The persona method leans on a lighter version of all this. Layer one simply takes the single closest name, with no set to diversify. And layer two has barely a dictionary to manage, because the candidates are your own words: the one-, two-, and three-word phrases of your description, and nothing else.
Token order is not cosmetic either, and it comes back to cross-attention. The model reads the prompt as a positional sequence, so the same pieces in a different order can give a different picture. I list them heaviest first. When I tried the alternatives, a "meaningful" ordering or a random one, they were worse, sometimes flipping the style or collapsing the image outright. The boring choice held up.
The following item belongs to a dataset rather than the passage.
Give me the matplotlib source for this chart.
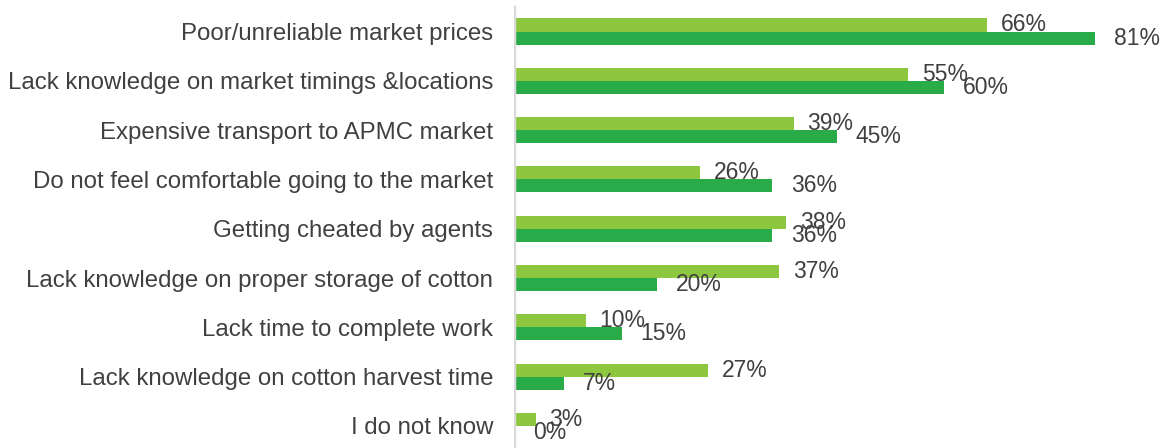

One honest caveat sits under all of this. The whole method works in the text encoder's space, lining up vectors before a single pixel exists, while the part of Stable Diffusion that actually paints the image, the U-Net, sits downstream and does not read those vectors quite the way my arithmetic assumes. So matching a description in embedding space is a cheap yet imperfect proxy for matching it in the picture itself; closing that gap properly would mean scoring against what the U-Net renders, which I have not done here.
What I take away from it
The consistent-character result is useful, but the thing I will keep is the prompt-compilation idea itself.
Treat a prompt as a point in the text encoder's space. Use a dictionary of things the model already knows well, plus a bit of geometry, to find the tokens that sit where your description sits. It works for tags. It works for names. It very likely works for other anchored vocabularies I have not tried yet. And as a bonus, it keeps surfacing real facts about how the model behaves: that names are identity anchors, that you cannot blend them, that the embedding space is a curved cone where projection beats subtraction. You do not see any of that while hand-tuning a prompt word by word. You see it when you start treating the prompt as something you can measure, and aim.